The lasting impact of Francis Cardozo and the Avery Normal School
February 2020
WRITER: 

The Avery Normal School is home to College of Charleston's Avery Research Center for African American History and Culture





The Avery Normal School was founded in 1865 to educate African Americans and is now home to College of Charleston’s Avery Research Center for African American History and Culture, which reopened to the public in January of this year after renovations.

The first day of February ushers in Black History Month just as it marks the birth of a Charlestonian who made American history.
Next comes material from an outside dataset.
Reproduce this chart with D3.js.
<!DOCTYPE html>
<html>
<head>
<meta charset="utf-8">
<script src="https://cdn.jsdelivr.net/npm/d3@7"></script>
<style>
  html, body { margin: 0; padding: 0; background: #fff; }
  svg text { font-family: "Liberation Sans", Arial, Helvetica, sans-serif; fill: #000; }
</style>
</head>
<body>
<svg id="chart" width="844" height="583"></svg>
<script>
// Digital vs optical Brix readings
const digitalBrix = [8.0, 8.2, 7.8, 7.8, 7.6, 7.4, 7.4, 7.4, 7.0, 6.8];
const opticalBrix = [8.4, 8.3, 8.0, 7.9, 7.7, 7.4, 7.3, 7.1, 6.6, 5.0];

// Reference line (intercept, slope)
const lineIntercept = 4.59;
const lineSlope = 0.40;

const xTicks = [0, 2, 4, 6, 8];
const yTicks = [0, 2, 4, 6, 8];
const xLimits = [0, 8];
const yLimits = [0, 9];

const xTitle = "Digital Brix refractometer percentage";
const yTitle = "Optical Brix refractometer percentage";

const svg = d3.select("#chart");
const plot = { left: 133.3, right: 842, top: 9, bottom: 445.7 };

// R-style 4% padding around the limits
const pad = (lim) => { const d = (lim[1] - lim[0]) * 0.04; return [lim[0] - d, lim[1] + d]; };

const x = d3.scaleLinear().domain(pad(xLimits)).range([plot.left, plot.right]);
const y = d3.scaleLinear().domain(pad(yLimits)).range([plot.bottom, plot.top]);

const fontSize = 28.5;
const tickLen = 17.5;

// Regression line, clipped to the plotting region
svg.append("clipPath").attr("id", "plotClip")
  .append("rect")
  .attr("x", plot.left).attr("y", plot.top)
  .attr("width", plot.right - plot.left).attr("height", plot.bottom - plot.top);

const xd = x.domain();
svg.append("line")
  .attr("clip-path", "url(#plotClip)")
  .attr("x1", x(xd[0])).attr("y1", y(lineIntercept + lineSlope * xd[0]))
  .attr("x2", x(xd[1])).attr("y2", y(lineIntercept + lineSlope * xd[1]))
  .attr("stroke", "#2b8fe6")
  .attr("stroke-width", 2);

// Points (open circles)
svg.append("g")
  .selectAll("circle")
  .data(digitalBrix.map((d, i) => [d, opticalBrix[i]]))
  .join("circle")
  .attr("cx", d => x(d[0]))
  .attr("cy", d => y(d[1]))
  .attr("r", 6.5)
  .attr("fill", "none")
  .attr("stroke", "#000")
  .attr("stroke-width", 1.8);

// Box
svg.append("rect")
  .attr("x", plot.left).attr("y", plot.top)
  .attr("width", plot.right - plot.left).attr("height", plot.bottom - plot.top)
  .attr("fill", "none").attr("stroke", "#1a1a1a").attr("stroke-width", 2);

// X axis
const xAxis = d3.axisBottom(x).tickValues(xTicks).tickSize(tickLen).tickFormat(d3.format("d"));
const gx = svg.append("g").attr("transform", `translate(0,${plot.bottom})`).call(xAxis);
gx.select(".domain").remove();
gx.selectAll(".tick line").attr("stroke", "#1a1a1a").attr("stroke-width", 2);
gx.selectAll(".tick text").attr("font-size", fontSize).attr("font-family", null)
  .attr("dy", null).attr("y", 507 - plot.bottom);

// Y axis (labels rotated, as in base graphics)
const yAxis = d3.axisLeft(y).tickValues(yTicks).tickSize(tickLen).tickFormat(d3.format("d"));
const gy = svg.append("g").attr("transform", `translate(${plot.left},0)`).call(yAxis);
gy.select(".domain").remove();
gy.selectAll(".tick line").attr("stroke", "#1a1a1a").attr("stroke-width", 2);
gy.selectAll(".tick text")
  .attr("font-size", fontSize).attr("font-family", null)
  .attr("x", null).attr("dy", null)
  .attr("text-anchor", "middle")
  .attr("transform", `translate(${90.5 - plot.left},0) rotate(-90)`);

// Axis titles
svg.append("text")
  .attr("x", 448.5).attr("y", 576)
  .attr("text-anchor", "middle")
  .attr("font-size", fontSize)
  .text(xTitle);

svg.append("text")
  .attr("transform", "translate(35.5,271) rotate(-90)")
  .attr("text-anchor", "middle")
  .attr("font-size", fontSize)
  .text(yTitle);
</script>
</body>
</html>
The son of a white Jewish man and a free woman of color, Francis Lewis Cardozo (born February 1, 1836) was first educated in South Carolina before earning degrees in Scotland and London and eventually returning to the US as a Presbyterian minister. Back in the Lowcountry after the end of the Civil War, he was instrumental in creating the Avery Normal School, founded in 1865 to educate African Americans. It is now home to the Avery Research Center for African American History and Culture at the College of Charleston. Cardozo championed education for all, making sure the new State Constitution he helped draft mandated free integrated public schools for the first time in South Carolina’s history.
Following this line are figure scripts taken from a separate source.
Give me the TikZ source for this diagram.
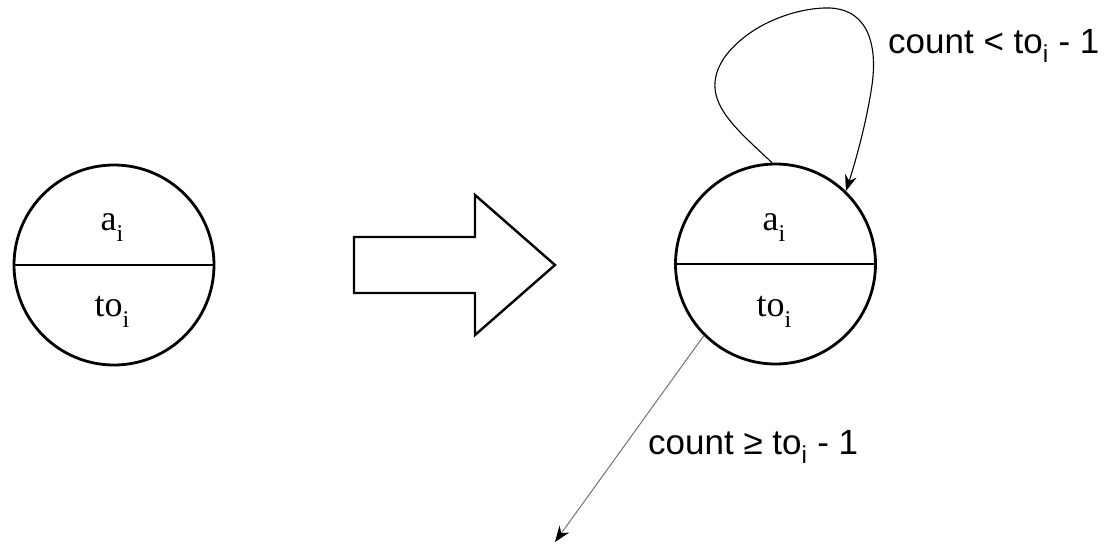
\documentclass[tikz,border=0pt]{standalone}
\usepackage{fontspec}
\setmainfont{Liberation Serif}
\setsansfont{Liberation Sans}
\usetikzlibrary{arrows.meta}
\newcommand{\lowsub}[1]{\raisebox{-0.32em}{\fontsize{24}{24}\selectfont #1}}
\begin{document}
\begin{tikzpicture}[x=1pt,y=-1pt,
  state/.style={circle,draw,line width=2.8pt,minimum size=200pt,inner sep=0pt},
  divider/.style={line width=1.6pt},
  inlabel/.style={font=\fontsize{36}{40}\selectfont,inner sep=0pt,anchor=base},
  cond/.style={font=\sffamily\fontsize{35}{40}\selectfont,inner sep=0pt,anchor=base west},
  loopline/.style={line width=1.1pt,-{Stealth[length=16pt,width=12pt]}},
  exitline/.style={line width=1pt,draw=black!55,-{Stealth[length=16pt,width=12pt,color=black]}},
  bigarrow/.style={draw,line width=2.4pt,line join=miter}]
\useasboundingbox (0,0) rectangle (1112,544);
% left state
\node[state] (L) at (114,265) {};
\draw[divider] (L.west) -- (L.east);
\node[inlabel] (La) at (112,230) {a\lowsub{i}};
\node[inlabel] (Lt) at (112,316) {to\lowsub{i}};
% big arrow
\draw[bigarrow] (354,237) -- (475,237) -- (475,195) -- (555,265) -- (475,335) -- (475,293) -- (354,293) -- cycle;
% right state
\node[state] (R) at (775.5,264) {};
\draw[divider] (R.west) -- (R.east);
\node[inlabel] (Ra) at (774,230) {a\lowsub{i}};
\node[inlabel] (Rt) at (774,316) {to\lowsub{i}};
% loop
\coordinate (ls) at (R.92);
\coordinate (le) at (R.46);
\draw[loopline] (ls) .. controls (732,125) and (698,98) .. (724,58)
  .. controls (750,22) and (800,7) .. (830,8)
  .. controls (871,10) and (877,50) .. (872,85)
  .. controls (867,120) and (856,160) .. (le);
\node[cond] (c1) at (888,53) {count < to\textsubscript{i} - 1};
% exit
\coordinate (xe) at (555,542);
\draw[exitline] (R.225) -- (xe);
\node[cond] (c2) at (648,454) {count ≥ to\textsubscript{i} - 1};
\end{tikzpicture}
\end{document}
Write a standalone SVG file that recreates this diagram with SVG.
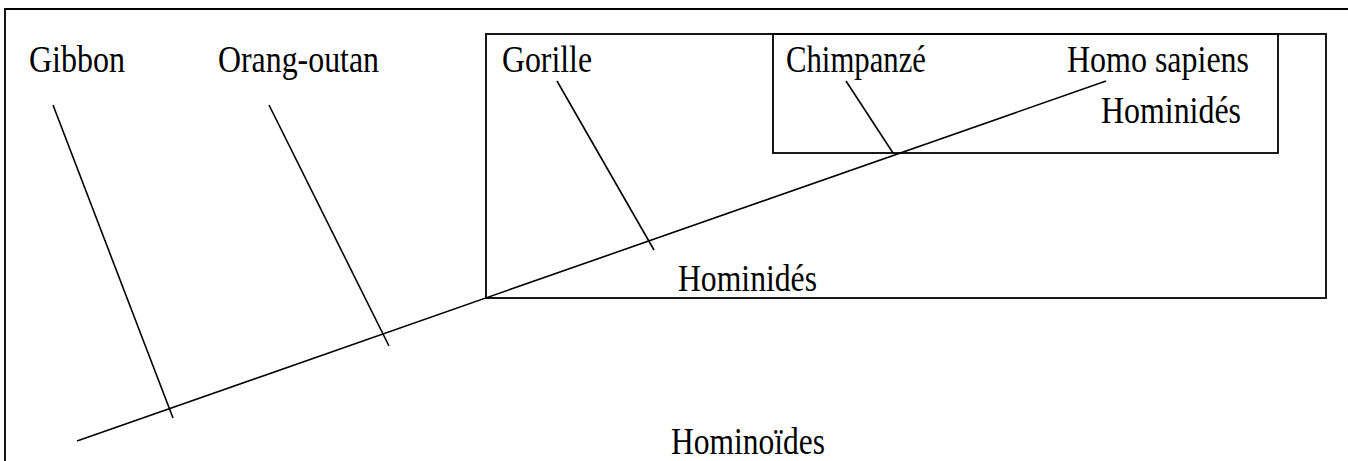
<svg xmlns="http://www.w3.org/2000/svg" width="1348" height="461" viewBox="0 0 1348 461">
<style>
.ln{stroke:#000;stroke-width:1.6;fill:none;stroke-linecap:butt}
.bx{stroke:#000;stroke-width:1.8;fill:none}
text{font-family:"Liberation Serif","Times New Roman",serif;font-size:37px;fill:#000}
</style>
<rect width="1348" height="461" fill="#fff"/>
<path class="bx" d="M5,461 V9 H1348"/>
<g id="clade-hominides-large"><rect class="bx" x="486" y="34" width="840" height="264"/><text x="678" y="291" textLength="139" lengthAdjust="spacingAndGlyphs">Hominidés</text></g>
<g id="clade-hominides-inner"><rect class="bx" x="773" y="34" width="505" height="119"/><text x="1101" y="123" textLength="140" lengthAdjust="spacingAndGlyphs">Hominidés</text></g>
<g id="gibbon"><text x="29" y="72" textLength="96" lengthAdjust="spacingAndGlyphs">Gibbon</text></g>
<g id="orang-outan"><text x="218" y="72" textLength="161" lengthAdjust="spacingAndGlyphs">Orang-outan</text></g>
<g id="gorille"><text x="502" y="72" textLength="90" lengthAdjust="spacingAndGlyphs">Gorille</text></g>
<g id="chimpanze"><text x="786" y="72" textLength="140" lengthAdjust="spacingAndGlyphs">Chimpanzé</text></g>
<g id="homo-sapiens"><text x="1067" y="72" textLength="182" lengthAdjust="spacingAndGlyphs">Homo sapiens</text></g>
<g id="hominoides"><text x="671" y="454" textLength="154" lengthAdjust="spacingAndGlyphs">Hominoïdes</text></g>
<g id="connectors">
<line class="ln" x1="77" y1="441" x2="1106" y2="81"/>
<line class="ln" x1="53" y1="105" x2="173" y2="418"/>
<line class="ln" x1="269" y1="105" x2="389" y2="346"/>
<line class="ln" x1="557" y1="81" x2="654" y2="250"/>
<line class="ln" x1="846" y1="81" x2="893" y2="153"/>
</g>
</svg>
(Left) An Avery Normal School class photo from 1924; (Right) Francis Cardozo

In another historical breakthrough, his election to Secretary of State made him the first African American elected to a statewide public office in this country. Terms as State Treasurer came next, even as he lectured as professor of Latin at Howard University. At Reconstruction’s end, he was jailed briefly (many historians think unfairly) on corruption charges.

He left South Carolina for a post in the US Treasury in Washington, DC, before returning to his true passion of teaching. He died in the nation’s capital on July 26, 1903. Cousinhood connected him to later Supreme Court Justice Benjamin Cardozo, and his granddaughter Eslanda Cardozo Goode married another historymaker: black singer, actor, and activist, Paul Robeson.